LAİK BİR ÜLKE, BİLİMSEL EĞİTİM İSTİYORUZ

Yedi yıl aradan sonra toplanan Milli Eğitim Şurası’nda AKP’ye yakınlığı ile bilinen Eğitim-Bir-Sen’in okul öncesi eğitim programlarında din eğitimi verilmesi önerisi kabul edildi. Önerinin ilgili komisyonda reddedilmesine karşın genel kurulda kabul edilmesi ise ayrı bir garabet olarak kayıtlara geçti.
Bilindiği üzere geçtiğimiz aylarda Diyanet İşleri Başkanı tarafından da aynı öneri dillendirilmiş, 4-6 yaş grubu Kur’an kurslarının okul öncesi zorunlu eğitimden sayılması gündeme getirilmişti.
12 Eylül darbesinin akabinde getirilen zorunlu din dersleri uygulamasına karşı toplumdaki tepkiler ve itirazlar ortadayken AKP döneminde eğitim müfredatı bütünüyle dinsel referanslar etrafında şekillendirildi. Zorunlu seçmeli din dersleri, velilere başka okul tercihi bırakmayan imam hatip dayatması, bilimsel temellerden uzaklaşan gerici müfredat, Milli Eğitim Bakanlığı’nın tarikatlar, cemaatler ve Diyanet ile imzaladığı protokoller ve yürütülen ortak projeler eğitim sistemini bir bütün olarak AKP’nin yeni rejiminin ideolojik şekillenme alanı haline getirmiştir.

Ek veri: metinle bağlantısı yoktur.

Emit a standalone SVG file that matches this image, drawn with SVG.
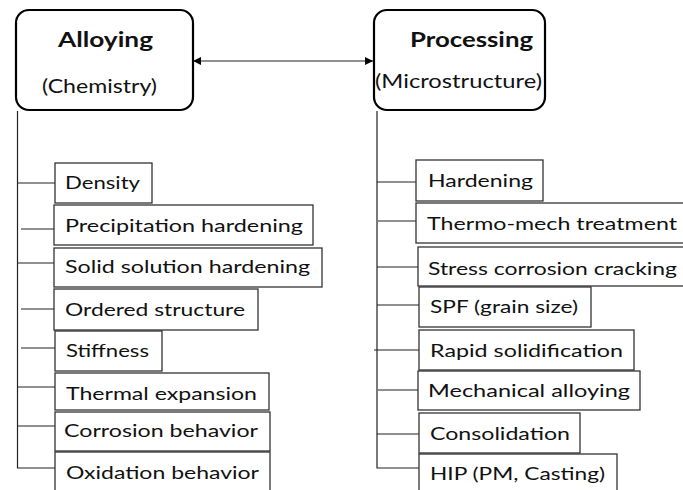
<svg xmlns="http://www.w3.org/2000/svg" width="683" height="490" viewBox="0 0 683 490">
  <defs>
    <marker id="arrowHead" viewBox="0 0 10 10" refX="10" refY="5" markerWidth="8" markerHeight="8" markerUnits="userSpaceOnUse" orient="auto-start-reverse">
      <path d="M0,0 L10,5 L0,10 z" fill="#000"/>
    </marker>
  </defs>
  <style>
    text { font-family: Lato, "Open Sans", "Liberation Sans", sans-serif; fill: #111; }
    .head { fill: #fff; stroke: #000; stroke-width: 2.2; }
    .title { font-size: 21px; font-weight: bold; }
    .sub { font-size: 19.5px; }
    .item rect { fill: #fff; stroke: #333; stroke-width: 1.3; }
    .item text { font-size: 18px; }
    .wire { fill: none; stroke: #222; stroke-width: 1.2; }
  </style>
  <rect width="683" height="490" fill="#fff"/>

  <!-- trunk and branch lines -->
  <g id="connectors">
    <line class="wire" x1="193" y1="61" x2="373" y2="61" marker-start="url(#arrowHead)" marker-end="url(#arrowHead)"/>
    <!-- alloying side -->
    <path class="wire" d="M17.5,111 V468 H55"/>
    <line class="wire" x1="17.5" y1="183" x2="55" y2="183"/>
    <line class="wire" x1="21" y1="229" x2="54" y2="229"/>
    <line class="wire" x1="17.5" y1="263" x2="54" y2="263"/>
    <line class="wire" x1="21" y1="309" x2="54" y2="309"/>
    <line class="wire" x1="21" y1="348" x2="55" y2="348"/>
    <line class="wire" x1="17.5" y1="387" x2="55" y2="387"/>
    <line class="wire" x1="17.5" y1="426" x2="55" y2="426"/>
    <!-- processing side -->
    <path class="wire" d="M377,111 V468 H419"/>
    <line class="wire" x1="377" y1="182" x2="416" y2="182"/>
    <line class="wire" x1="378" y1="221" x2="416" y2="221"/>
    <line class="wire" x1="377" y1="267" x2="418" y2="267"/>
    <line class="wire" x1="377" y1="305" x2="419" y2="305"/>
    <line class="wire" x1="374" y1="350" x2="419" y2="350"/>
    <line class="wire" x1="378" y1="390" x2="418" y2="390"/>
    <line class="wire" x1="377" y1="434" x2="419" y2="434"/>
  </g>

  <!-- headline nodes -->
  <g id="alloying">
    <rect class="head" x="16" y="10" width="177" height="100" rx="13"/>
    <text class="title" x="58" y="47" textLength="95" lengthAdjust="spacingAndGlyphs">Alloying</text>
    <text class="sub" x="42" y="93" textLength="115" lengthAdjust="spacingAndGlyphs">(Chemistry)</text>
  </g>
  <g id="processing">
    <rect class="head" x="374" y="10" width="171" height="100" rx="13"/>
    <text class="title" x="410" y="47" textLength="123" lengthAdjust="spacingAndGlyphs">Processing</text>
    <text class="sub" x="375" y="88" textLength="167" lengthAdjust="spacingAndGlyphs">(Microstructure)</text>
  </g>

  <!-- alloying properties -->
  <g id="density" class="item">
    <rect x="55" y="163" width="97" height="40"/>
    <text x="65" y="189" textLength="75" lengthAdjust="spacingAndGlyphs">Density</text>
  </g>
  <g id="precipitation-hardening" class="item">
    <rect x="54" y="205" width="259" height="40"/>
    <text x="65" y="232" textLength="238" lengthAdjust="spacingAndGlyphs">Precipitation hardening</text>
  </g>
  <g id="solid-solution-hardening" class="item">
    <rect x="54" y="248" width="268" height="39"/>
    <text x="65" y="273" textLength="245" lengthAdjust="spacingAndGlyphs">Solid solution hardening</text>
  </g>
  <g id="ordered-structure" class="item">
    <rect x="54" y="289" width="204" height="41"/>
    <text x="65" y="316" textLength="180" lengthAdjust="spacingAndGlyphs">Ordered structure</text>
  </g>
  <g id="stiffness" class="item">
    <rect x="55" y="331" width="107" height="40"/>
    <text x="66" y="357" textLength="83" lengthAdjust="spacingAndGlyphs">Stiffness</text>
  </g>
  <g id="thermal-expansion" class="item">
    <rect x="55" y="373" width="214" height="37"/>
    <text x="66" y="400" textLength="191" lengthAdjust="spacingAndGlyphs">Thermal expansion</text>
  </g>
  <g id="corrosion-behavior" class="item">
    <rect x="55" y="412" width="215" height="39"/>
    <text x="64" y="437" textLength="194" lengthAdjust="spacingAndGlyphs">Corrosion behavior</text>
  </g>
  <g id="oxidation-behavior" class="item">
    <rect x="55" y="452" width="215" height="50"/>
    <text x="66" y="479" textLength="193" lengthAdjust="spacingAndGlyphs">Oxidation behavior</text>
  </g>

  <!-- processing routes -->
  <g id="hardening" class="item">
    <rect x="416" y="160" width="127" height="41"/>
    <text x="428" y="187" textLength="105" lengthAdjust="spacingAndGlyphs">Hardening</text>
  </g>
  <g id="thermo-mech-treatment" class="item">
    <rect x="416" y="203" width="280" height="40"/>
    <text x="427" y="230" textLength="250" lengthAdjust="spacingAndGlyphs">Thermo-mech treatment</text>
  </g>
  <g id="stress-corrosion-cracking" class="item">
    <rect x="418" y="247" width="280" height="39"/>
    <text x="428" y="275" textLength="249" lengthAdjust="spacingAndGlyphs">Stress corrosion cracking</text>
  </g>
  <g id="spf-grain-size" class="item">
    <rect x="419" y="287" width="172" height="40"/>
    <text x="430" y="313" textLength="148" lengthAdjust="spacingAndGlyphs">SPF (grain size)</text>
  </g>
  <g id="rapid-solidification" class="item">
    <rect x="419" y="330" width="215" height="40"/>
    <text x="430" y="357" textLength="193" lengthAdjust="spacingAndGlyphs">Rapid solidification</text>
  </g>
  <g id="mechanical-alloying" class="item">
    <rect x="418" y="371" width="222" height="39"/>
    <text x="428" y="397" textLength="202" lengthAdjust="spacingAndGlyphs">Mechanical alloying</text>
  </g>
  <g id="consolidation" class="item">
    <rect x="419" y="413" width="161" height="40"/>
    <text x="430" y="440" textLength="140" lengthAdjust="spacingAndGlyphs">Consolidation</text>
  </g>
  <g id="hip-pm-casting" class="item">
    <rect x="419" y="454" width="198" height="50"/>
    <text x="430" y="480" textLength="175" lengthAdjust="spacingAndGlyphs">HIP (PM, Casting)</text>
  </g>
</svg>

Milli Eğitim Şurası’nda kabul edilen okul öncesi din eğitimi tavsiye kararının ise ne bilimsel açıdan ne de pedagojik açıdan bir açıklaması ve kabul edilebilir bir tarafı yoktur. Tamamıyla iktidarın siyasi ve ideolojik tercihlerinin ürünü olarak kabul edilen bu öneri açıktır ki yeni rejimin gerici karakterinin bir uzantısıdır. Okul öncesi eğitim pedagojik olarak yetkin kurullar tarafından ve bilimsel referanslarla ciddiyetle ele alınması gereken önemli bir eğitsel faaliyettir. Toplumun geleceğinin inşası anlamına gelen okul öncesi eğitim gericilerin siyasi ve ideolojik tutumlarına terk edilemez.

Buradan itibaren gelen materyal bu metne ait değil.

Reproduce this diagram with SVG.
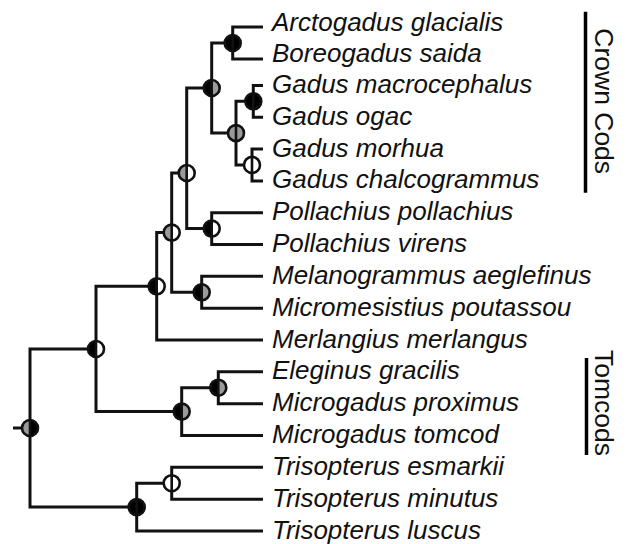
<svg xmlns="http://www.w3.org/2000/svg" xmlns:xlink="http://www.w3.org/1999/xlink" width="626" height="544" viewBox="0 0 626 544">
<style>
.edge{fill:none;stroke:#111;stroke-width:3;stroke-linejoin:miter;stroke-linecap:butt}
.tx{font-family:"Liberation Sans",Arial,sans-serif;font-style:italic;font-size:26px;fill:#111}
.cl{font-family:"Liberation Sans",Arial,sans-serif;font-size:26.5px;fill:#111}
.b{fill:#000}.g{fill:#9a9a9a}.w{fill:#fff}
.ring{fill:none;stroke:#111;stroke-width:2.6}
.div{stroke:#111;stroke-width:2.6}
.bar{stroke:#000;stroke-width:3.5}
</style>
<defs>
<path id="hl" d="M0,-8A8,8 0 0 0 0,8Z"/>
<path id="hr" d="M0,-8A8,8 0 0 1 0,8Z"/>
<g id="rd"><circle class="ring" r="8"/><line class="div" x1="0" y1="-8" x2="0" y2="8"/></g>
</defs>
<rect width="626" height="544" fill="#fff"/>
<g id="connectors">
<path class="edge" d="M13,428H30"/>
<path class="edge" d="M30,428V349H96M30,428V507.1H136.7"/>
<path class="edge" d="M96,349V286.3H156.7M96,349V411.6H181.7"/>
<path class="edge" d="M156.7,286.3V232.6H171.7M156.7,286.3V340H263"/>
<path class="edge" d="M171.7,232.6V173H186.7M171.7,232.6V292.3H201.7"/>
<path class="edge" d="M186.7,173V88H211.7M186.7,173V228.6H211.7"/>
<path class="edge" d="M211.7,88V43H232.7M211.7,88V133.1H236"/>
<path class="edge" d="M232.7,43V27H263M232.7,43V59H263"/>
<path class="edge" d="M236,133.1V101.3H253.3M236,133.1V164.9H252"/>
<path class="edge" d="M253.3,101.3V85.4H263M253.3,101.3V117.2H263"/>
<path class="edge" d="M252,164.9V149H263M252,164.9V180.9H263"/>
<path class="edge" d="M211.7,228.6V212.7H263M211.7,228.6V244.5H263"/>
<path class="edge" d="M201.7,292.3V276.3H263M201.7,292.3V308.2H263"/>
<path class="edge" d="M181.7,411.6V387.7H218.3M181.7,411.6V435.5H263"/>
<path class="edge" d="M218.3,387.7V371.8H263M218.3,387.7V403.7H263"/>
<path class="edge" d="M136.7,507.1V483.2H171.7M136.7,507.1V531H263"/>
<path class="edge" d="M171.7,483.2V467.3H263M171.7,483.2V499.2H263"/>
</g>
<g id="node-root" transform="translate(30,428)"><use href="#hl" class="g"/><use href="#hr" class="b"/><use href="#rd"/></g>
<g id="node-n10" transform="translate(96,349)"><use href="#hl" class="b"/><use href="#hr" class="w"/><use href="#rd"/></g>
<g id="node-n9" transform="translate(156.7,286.3)"><use href="#hl" class="b"/><use href="#hr" class="w"/><use href="#rd"/></g>
<g id="node-n8" transform="translate(171.7,232.6)"><use href="#hl" class="g"/><use href="#hr" class="w"/><use href="#rd"/></g>
<g id="node-n7" transform="translate(186.7,173)"><use href="#hl" class="g"/><use href="#hr" class="w"/><use href="#rd"/></g>
<g id="node-n5" transform="translate(211.7,88)"><use href="#hl" class="b"/><use href="#hr" class="g"/><use href="#rd"/></g>
<g id="node-n1" transform="translate(232.7,43)"><use href="#hl" class="b"/><use href="#hr" class="b"/><use href="#rd"/></g>
<g id="node-n4" transform="translate(236,133.1)"><use href="#hl" class="g"/><use href="#hr" class="g"/><use href="#rd"/></g>
<g id="node-n2" transform="translate(253.3,101.3)"><use href="#hl" class="b"/><use href="#hr" class="b"/><use href="#rd"/></g>
<g id="node-n3" transform="translate(252,164.9)"><use href="#hl" class="w"/><use href="#hr" class="w"/><use href="#rd"/></g>
<g id="node-n6" transform="translate(211.7,228.6)"><use href="#hl" class="b"/><use href="#hr" class="w"/><use href="#rd"/></g>
<g id="node-nmel" transform="translate(201.7,292.3)"><use href="#hl" class="b"/><use href="#hr" class="g"/><use href="#rd"/></g>
<g id="node-n12" transform="translate(181.7,411.6)"><use href="#hl" class="b"/><use href="#hr" class="g"/><use href="#rd"/></g>
<g id="node-n11" transform="translate(218.3,387.7)"><use href="#hl" class="b"/><use href="#hr" class="g"/><use href="#rd"/></g>
<g id="node-n14" transform="translate(136.7,507.1)"><use href="#hl" class="b"/><use href="#hr" class="b"/><use href="#rd"/></g>
<g id="node-n13" transform="translate(171.7,483.2)"><use href="#hl" class="w"/><use href="#hr" class="w"/><use href="#rd"/></g>
<g id="leaves">
<text class="tx" x="272" y="30.5">Arctogadus glacialis</text>
<text class="tx" x="272" y="62">Boreogadus saida</text>
<text class="tx" x="272" y="92.9">Gadus macrocephalus</text>
<text class="tx" x="272" y="124.7">Gadus ogac</text>
<text class="tx" x="272" y="156.5">Gadus morhua</text>
<text class="tx" x="272" y="188.4">Gadus chalcogrammus</text>
<text class="tx" x="272" y="220.2">Pollachius pollachius</text>
<text class="tx" x="272" y="252">Pollachius virens</text>
<text class="tx" x="272" y="283.8">Melanogrammus aeglefinus</text>
<text class="tx" x="272" y="315.7">Micromesistius poutassou</text>
<text class="tx" x="272" y="347.5">Merlangius merlangus</text>
<text class="tx" x="272" y="379.3">Eleginus gracilis</text>
<text class="tx" x="272" y="411.2">Microgadus proximus</text>
<text class="tx" x="272" y="443">Microgadus tomcod</text>
<text class="tx" x="272" y="474.8">Trisopterus esmarkii</text>
<text class="tx" x="272" y="506.7">Trisopterus minutus</text>
<text class="tx" x="272" y="538.5">Trisopterus luscus</text>
</g>
<g id="clade-crown">
<line class="bar" x1="585.5" y1="11.7" x2="585.5" y2="192.7"/>
<text class="cl" transform="translate(595,28.3) rotate(90)">Crown Cods</text>
</g>
<g id="clade-tomcods">
<line class="bar" x1="586.5" y1="358" x2="586.5" y2="455"/>
<text class="cl" transform="translate(595,350) rotate(90)">Tomcods</text>
</g>
</svg>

Milli Eğitim Bakanı’nın öneriye ilişkin soru üzerine ‘’Şuraya sunulan bir öneri niteliğindedir, doğruluğunu yanlışlığını tartışamam, her önerinin uygulanma zorunluluğu yoktur’’ şeklindeki açıklaması gelebilecek tepkilerin önünü kesmekten başka bir anlam taşımıyor. Geçtiğimiz dönemlerde hayata geçirilen 4+4+4 sistemi ve din derslerinin sayısının arttırılması şura kararlarına dayandırılmıştır.
Laikliğin adım adım tasfiye edildiği ve toplumsal yaşamın her alanının dinsel referanslarla şekillendirildiği bu gerici dayatmaları kabul etmeyeceğimizi bir kez daha ilan ediyoruz.
Çocuklarımızın tarikat ve cemaatlerin insafına terk edilmesi anlamına gelen okul öncesi din eğitimi tavsiye kararı geri çekilmelidir. Laiklik ilkesi yeniden tesis edilmeli, zorunlu din dersleri kaldırılmalı, eğitimin bütün kademelerinde bilimsel temelde yeni bir eğitim müfredatı oluşturulmalıdır.